Transcribe every line exactly. Leave the pictures behind.

• • •

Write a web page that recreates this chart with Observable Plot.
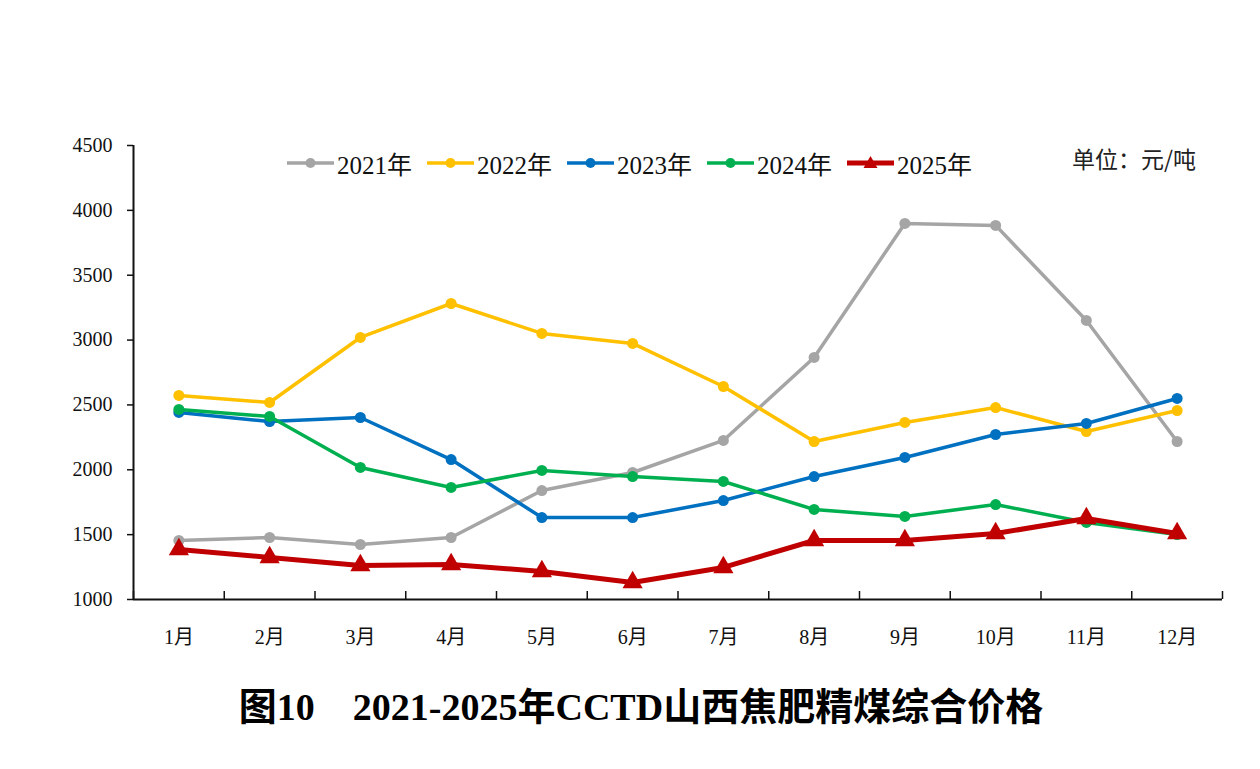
<!DOCTYPE html>
<html>
<head>
<meta charset="utf-8">
<script src="https://cdn.jsdelivr.net/npm/d3@7"></script>
<script src="https://cdn.jsdelivr.net/npm/@observablehq/plot@0.6"></script>
<style>
  body { margin: 0; background: #fff; }
  #wrap { position: relative; width: 1260px; height: 769px; background: #fff; overflow: hidden; }
  #chart { position: absolute; left: 0; top: 0; }
  #legend { position: absolute; left: 287px; top: 145px; display: flex; gap: 15px; align-items: center;
            font-family: "Liberation Serif", "Noto Sans CJK SC", serif; font-size: 25px; color: #111; }
  .item { display: flex; align-items: center; gap: 3px; }
  #unit { position: absolute; left: 1072px; top: 141px; font-family: "Noto Sans CJK SC", sans-serif; font-size: 23px; color: #222; }
  #title { position: absolute; left: 0; width: 1282px; top: 676px; text-align: center; white-space: pre;
           font-family: "Liberation Serif", "Noto Sans CJK SC", serif; font-weight: bold; font-size: 38px; color: #000; }
</style>
</head>
<body>
<div id="wrap">
  <div id="chart"></div>
  <div id="legend"></div>
  <div id="unit">单位：元/吨</div>
  <div id="title">图10    2021-2025年CCTD山西焦肥精煤综合价格</div>
</div>
<script>
const monthLabels = ["1月","2月","3月","4月","5月","6月","7月","8月","9月","10月","11月","12月"];
const years = ["2021年","2022年","2023年","2024年","2025年"];
const colors = ["#a5a5a5","#ffc000","#0070c0","#00b050","#c00000"];
const yTicks = [1000,1500,2000,2500,3000,3500,4000,4500];

const v2021 = [1455,1478,1424,1478,1840,1979,2226,2866,3899,3884,3151,2218];
const v2022 = [2573,2519,3020,3282,3051,2974,2642,2218,2365,2480,2295,2457];
const v2023 = [2442,2372,2403,2079,1632,1632,1763,1948,2095,2272,2357,2550];
const v2024 = [2465,2411,2018,1864,1995,1948,1910,1694,1640,1732,1594,1501];
const v2025 = [1386,1324,1262,1270,1216,1131,1247,1455,1455,1509,1625,1509];

const series = [v2021, v2022, v2023, v2024, v2025];
const rows = [];
series.forEach((vals, si) => vals.forEach((v, i) => rows.push({year: years[si], m: i + 1, v})));

const monthNums = monthLabels.map((_, i) => i + 1);
const bounds = [0, ...monthNums].map(d => d + 0.5);

const marks = [
  Plot.ruleY([1000], {stroke: "#111", strokeWidth: 2}),
  Plot.ruleX([bounds[0]], {stroke: "#111", strokeWidth: 2}),
  Plot.ruleX(bounds, {x: d => d, y1: 1000, y2: 1000, insetTop: -8, stroke: "#111", strokeWidth: 1.5}),
  Plot.axisY({ticks: yTicks, tickSize: 6, tickPadding: 15, label: null,
              tickFormat: d => String(d), stroke: "#111", strokeWidth: 1.5}),
  Plot.axisX({ticks: monthNums, tickSize: 0, tickPadding: 30, label: null,
              tickFormat: d => monthLabels[d - 1]})
];
years.forEach((y, si) => {
  const d = rows.filter(r => r.year === y);
  const last = si === 4;
  marks.push(Plot.line(d, {x: "m", y: "v", stroke: colors[si], strokeWidth: last ? 5 : 3.5}));
  marks.push(Plot.dot(d, {x: "m", y: "v", fill: colors[si], stroke: "none",
    r: last ? 7.5 : 5.5, symbol: last ? "triangle" : "circle"}));
});

const chart = Plot.plot({
  width: 1260, height: 660,
  marginLeft: 133, marginRight: 38, marginTop: 145, marginBottom: 61,
  x: {type: "linear", domain: [0.5, 12.5], axis: null},
  y: {domain: [1000, 4500], axis: null},
  style: {background: "#fff", color: "#111", fontFamily: "'Liberation Serif', 'Noto Sans CJK SC', serif", fontSize: "20px"},
  marks
});
document.getElementById("chart").appendChild(chart);

const legend = document.getElementById("legend");
years.forEach((y, si) => {
  const item = document.createElement("div");
  item.className = "item";
  const marker = si === 4
    ? `<polygon points="23.5,3 30.5,15 16.5,15" fill="${colors[si]}"/>`
    : `<circle cx="23.5" cy="10" r="5" fill="${colors[si]}"/>`;
  item.innerHTML = `<svg width="47" height="20"><line x1="0" y1="10" x2="47" y2="10" stroke="${colors[si]}" stroke-width="${si===4?5:3.5}"/>${marker}</svg><span>${y}</span>`;
  legend.appendChild(item);
});
</script>
</body>
</html>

• • •

__Answer to this task__
Write a web page that recreates this chart with Observable Plot.
<!DOCTYPE html>
<html>
<head>
<meta charset="utf-8">
<script src="https://cdn.jsdelivr.net/npm/d3@7"></script>
<script src="https://cdn.jsdelivr.net/npm/@observablehq/plot@0.6"></script>
<style>
  body { margin: 0; background: #fff; }
  #wrap { position: relative; width: 1260px; height: 769px; background: #fff; overflow: hidden; }
  #chart { position: absolute; left: 0; top: 0; }
  #legend { position: absolute; left: 287px; top: 145px; display: flex; gap: 15px; align-items: center;
            font-family: "Liberation Serif", "Noto Sans CJK SC", serif; font-size: 25px; color: #111; }
  .item { display: flex; align-items: center; gap: 3px; }
  #unit { position: absolute; left: 1072px; top: 141px; font-family: "Noto Sans CJK SC", sans-serif; font-size: 23px; color: #222; }
  #title { position: absolute; left: 0; width: 1282px; top: 676px; text-align: center; white-space: pre;
           font-family: "Liberation Serif", "Noto Sans CJK SC", serif; font-weight: bold; font-size: 38px; color: #000; }
</style>
</head>
<body>
<div id="wrap">
  <div id="chart"></div>
  <div id="legend"></div>
  <div id="unit">单位：元/吨</div>
  <div id="title">图10    2021-2025年CCTD山西焦肥精煤综合价格</div>
</div>
<script>
const monthLabels = ["1月","2月","3月","4月","5月","6月","7月","8月","9月","10月","11月","12月"];
const years = ["2021年","2022年","2023年","2024年","2025年"];
const colors = ["#a5a5a5","#ffc000","#0070c0","#00b050","#c00000"];
const yTicks = [1000,1500,2000,2500,3000,3500,4000,4500];

const v2021 = [1455,1478,1424,1478,1840,1979,2226,2866,3899,3884,3151,2218];
const v2022 = [2573,2519,3020,3282,3051,2974,2642,2218,2365,2480,2295,2457];
const v2023 = [2442,2372,2403,2079,1632,1632,1763,1948,2095,2272,2357,2550];
const v2024 = [2465,2411,2018,1864,1995,1948,1910,1694,1640,1732,1594,1501];
const v2025 = [1386,1324,1262,1270,1216,1131,1247,1455,1455,1509,1625,1509];

const series = [v2021, v2022, v2023, v2024, v2025];
const rows = [];
series.forEach((vals, si) => vals.forEach((v, i) => rows.push({year: years[si], m: i + 1, v})));

const monthNums = monthLabels.map((_, i) => i + 1);
const bounds = [0, ...monthNums].map(d => d + 0.5);

const marks = [
  Plot.ruleY([1000], {stroke: "#111", strokeWidth: 2}),
  Plot.ruleX([bounds[0]], {stroke: "#111", strokeWidth: 2}),
  Plot.ruleX(bounds, {x: d => d, y1: 1000, y2: 1000, insetTop: -8, stroke: "#111", strokeWidth: 1.5}),
  Plot.axisY({ticks: yTicks, tickSize: 6, tickPadding: 15, label: null,
              tickFormat: d => String(d), stroke: "#111", strokeWidth: 1.5}),
  Plot.axisX({ticks: monthNums, tickSize: 0, tickPadding: 30, label: null,
              tickFormat: d => monthLabels[d - 1]})
];
years.forEach((y, si) => {
  const d = rows.filter(r => r.year === y);
  const last = si === 4;
  marks.push(Plot.line(d, {x: "m", y: "v", stroke: colors[si], strokeWidth: last ? 5 : 3.5}));
  marks.push(Plot.dot(d, {x: "m", y: "v", fill: colors[si], stroke: "none",
    r: last ? 7.5 : 5.5, symbol: last ? "triangle" : "circle"}));
});

const chart = Plot.plot({
  width: 1260, height: 660,
  marginLeft: 133, marginRight: 38, marginTop: 145, marginBottom: 61,
  x: {type: "linear", domain: [0.5, 12.5], axis: null},
  y: {domain: [1000, 4500], axis: null},
  style: {background: "#fff", color: "#111", fontFamily: "'Liberation Serif', 'Noto Sans CJK SC', serif", fontSize: "20px"},
  marks
});
document.getElementById("chart").appendChild(chart);

const legend = document.getElementById("legend");
years.forEach((y, si) => {
  const item = document.createElement("div");
  item.className = "item";
  const marker = si === 4
    ? `<polygon points="23.5,3 30.5,15 16.5,15" fill="${colors[si]}"/>`
    : `<circle cx="23.5" cy="10" r="5" fill="${colors[si]}"/>`;
  item.innerHTML = `<svg width="47" height="20"><line x1="0" y1="10" x2="47" y2="10" stroke="${colors[si]}" stroke-width="${si===4?5:3.5}"/>${marker}</svg><span>${y}</span>`;
  legend.appendChild(item);
});
</script>
</body>
</html>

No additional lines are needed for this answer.